Well it’s been a while. There’s not been much to report really. With Citizen 2 being quite demanding and Citizen 1 using it as an opportunity to be demanding too, there has not been much action. There has been some thinking. Citizen 1’s railway planning is complete (I’ll write something about that shortly) and I have suggested that’ll be his Christmas present. I’m beginning to think it was a ise move not to say which Christmas… (Only joking, I will get it don’t for this Christmas. I will!)
While that planning was going on, this little beauty of a signal popped into my “feed” on eBay recently. I’m no Hornby Dublo collector and I have very little knowledge of these sorts of things, but this Crescent Models signal is stunning. It’s a bit worse for wear but then it was 65p with 85p postage, so who’s complaining? Not me.

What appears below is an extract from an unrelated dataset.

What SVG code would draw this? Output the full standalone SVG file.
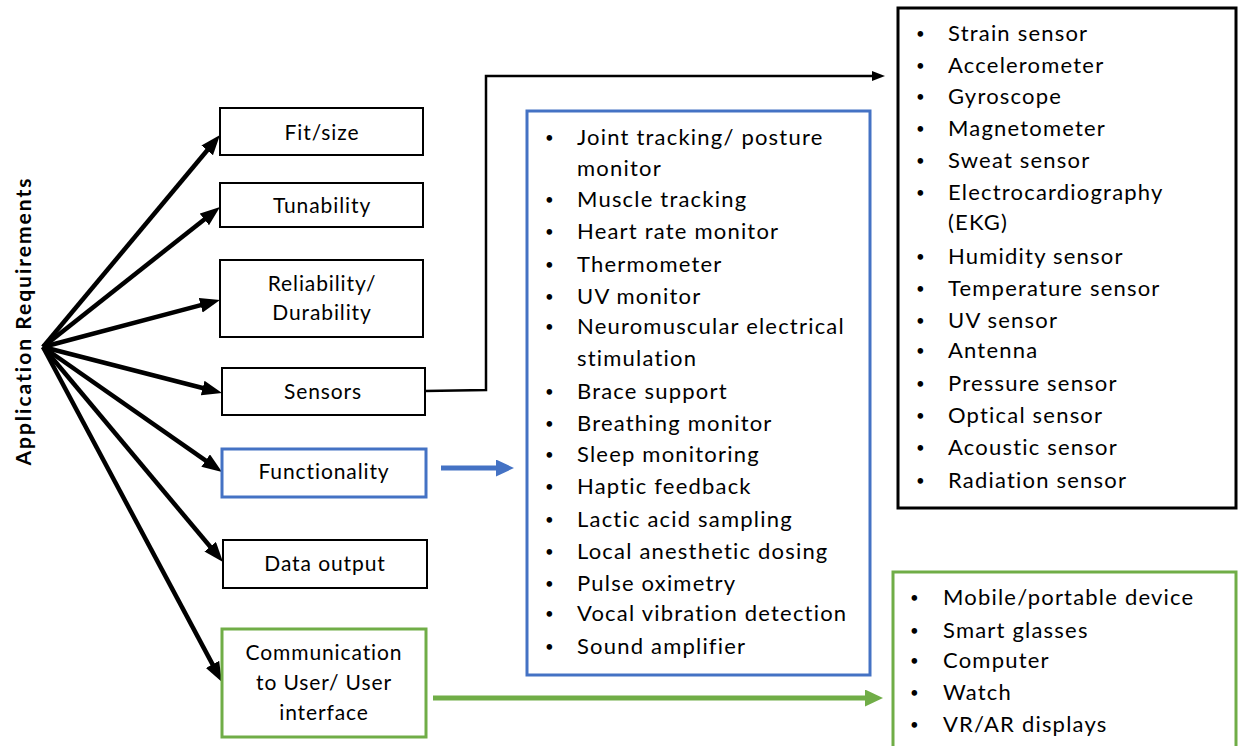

Crescent models trident signal
As any Ffestiniog person will tell you, replacing the Trident was one of the key moments in the shift of the railway’s thinking from purely functional to heritage too. The railway had long been doing heritage locomotives, carriages, wagons, but signals were a totally different kettle of fish. The Trident, and the other traditional McKenzie & Holland style signals at Porthmadog, were a definite shift. The original plan for the rebuilding of Harbour station had colour light signals. That was where Ian Rudd and members of he Heritage Group and Society stood up and waved the flag for “proper” signals. And it worked. If you haven’t been to Harbour station since the rebuild, you must. Other railways use it as a pointer of what the best looks like. Once again Ffestiniog leads the way.
I’m rambling; back to the signal. I will restore it. I have some parts that I can use. The Welsh Highland route signal is sound, the Ffestiniog platform signal just needs signal wire, while the Ffestiniog sidings needs a full rebuild. And the whole frame needs a repaint. One for a rainy day I think.
Quite where it’ll go on the magnus opus I have no idea at present. Maybe at the entrance to Module 1 where the NG can go left or right from the dual gauge section, while the standard gauge can only go straight on.